Question

Two sources of sound S1 and S2 vibrate at same frequency and are in phase. The intensity of sound detected at a point P as shown in the figure is I0. (a) If θ equals 45°, what will be the intensity of sound detected at this point if one of the sources is switched off? (b) What will be the answer of the previous part if θ = 60°?

Answer 1

a) Let the intensity at P due to one source = I and the pressure amplitude = p₀. When both sources are active the amplitude of interfering wave = 2p₀ {Since both are in phase}. The intensity is proportional to the square of the pressure amplitude, hence I/I₀ = p₀²/(2p₀)² = 1/4  →I = I₀/4   (b) Since the above result is independent of θ, so the intensity with only one source active will be the same even if θ = 60°. i.e.
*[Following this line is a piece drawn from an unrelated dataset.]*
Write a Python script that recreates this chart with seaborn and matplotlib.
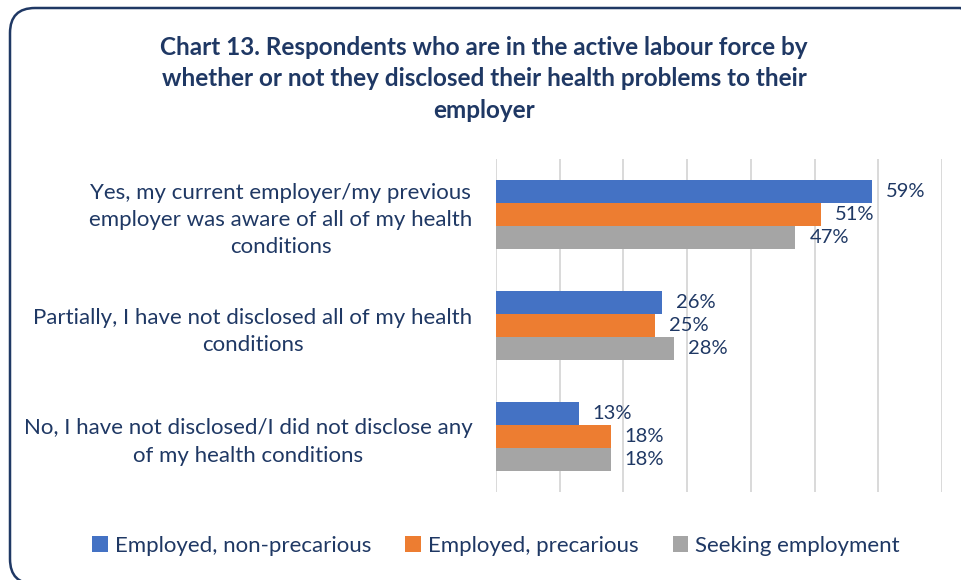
import matplotlib
matplotlib.use("Agg")
import matplotlib.pyplot as plt
from matplotlib.patches import FancyBboxPatch
import seaborn as sns
import pandas as pd

# Survey answers (y categories) and the three respondent groups
categories = [
    "Yes, my current employer/my previous\nemployer was aware of all of my health\nconditions",
    "Partially, I have not disclosed all of my health\nconditions",
    "No, I have not disclosed/I did not disclose any\nof my health conditions",
]
series = ["Employed, non-precarious", "Employed, precarious", "Seeking employment"]
non_precarious = [59, 26, 13]
precarious = [51, 25, 18]
seeking = [47, 28, 18]
colors = ["#4472C4", "#ED7D31", "#A5A5A5"]
title = ("Chart 13. Respondents who are in the active labour force by\n"
         "whether or not they disclosed their health problems to their\n"
         "employer")

NAVY = "#1F3864"

sns.set_theme(style="white")
plt.rcParams["font.family"] = ["Lato", "DejaVu Sans"]

df = pd.DataFrame({
    "category": categories * 3,
    "series": [s for s in series for _ in categories],
    "value": non_precarious + precarious + seeking,
})

W, H = 961, 580
fig = plt.figure(figsize=(W / 100, H / 100), dpi=100)
fig.patch.set_facecolor("white")

ax = fig.add_axes([496 / W, 1 - 492 / H, (942 - 496) / W, (492 - 159) / H])
sns.barplot(data=df, y="category", x="value", hue="series",
            order=categories, hue_order=series, palette=colors,
            orient="h", width=0.62, gap=0, saturation=1,
            edgecolor="none", ax=ax)

ax.set_xlim(0, 70)
ax.set_xticks(range(0, 71, 10))
ax.set_xticklabels([])
ax.grid(axis="x", color="#D9D9D9", linewidth=1.4)
ax.grid(axis="y", visible=False)
ax.set_axisbelow(True)
for sp in ax.spines.values():
    sp.set_visible(False)
ax.set_xlabel("")
ax.set_ylabel("")
ax.tick_params(axis="x", length=0)
ax.tick_params(axis="y", length=0, pad=17, labelsize=16, labelcolor=NAVY)
for lbl in ax.get_yticklabels():
    lbl.set_multialignment("center")
    lbl.set_linespacing(1.45)

for cont in ax.containers:
    ax.bar_label(cont, fmt="%d%%", padding=10, color=NAVY, fontsize=14.5)

# Legend along the bottom
handles, labels = ax.get_legend_handles_labels()
ax.legend_.remove()
fig.legend(handles, labels, loc="center", bbox_to_anchor=(496 / W, 1 - 546 / H),
           ncol=3, frameon=False, fontsize=16, labelcolor=NAVY,
           handlelength=0.7, handleheight=0.7, handletextpad=0.3,
           columnspacing=1.55)

fig.text(484 / W, 1 - 79 / H, title, ha="center", va="center",
         fontsize=17.5, fontweight="bold", color=NAVY, linespacing=1.46)

# Rounded frame around the chart (inch units); right and bottom sides run off the page
frame = FancyBboxPatch((0.10, -0.04), 9.75, 5.76,
                       boxstyle="round,pad=0,rounding_size=0.25",
                       transform=fig.dpi_scale_trans, facecolor="none",
                       edgecolor=NAVY, linewidth=1.8)
fig.add_artist(frame)

fig.savefig("out.png", dpi=100)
I = I₀/4

Answer 2

Given that,

Two sources of sound S1 and S2 vibrate at same frequency and are in phase.

The intensity of sound detected at a point P is I₀.

Suppose the amplitude is

$A_{1}=A_{2}=a$

$S_{2}P-S_{1}P=0$

(I). Foe $\theta=45^{\circ}$

The path difference is zero because both source are in phase.

So, $S_{2}P-S_{1}P=0$

We need to calculate the intensity of sound detected at this point

Using formula of intensity

$I_{max}=(A_{1}+A_{2})^2$

$I_{max}=4a^2$

The intensity at a point P is I₀

so, $I_{0}=4a^2$

$a^2=\dfrac{I_{0}}{4}$

If the one of the sources is switched off

So, the intensity of sound detected at this point is

$I_{max}=a^2$

Put the value of a into the formula

$I_{max}=\dfrac{I_{0}}{4}$

(II). If θ = 60°, then the intensity of sound detected at a point P is I₀.

We know that,

The intensity is independent of θ.

The path difference is zero because both source are in phase.

So, $S_{2}P-S_{1}P=0$

If one of the sources is switched off

We need to calculate the intensity of sound detected at this point

$I_{max}=a^2$

Put the value of a into the formula

$I_{max}=\dfrac{I_{0}}{4}$

Hence, (I). The intensity of sound detected at this point is $\dfrac{I_{0}}{4}$

(II). If θ = 60° then, the intensity of sound detected at this point is $\dfrac{I_{0}}{4}$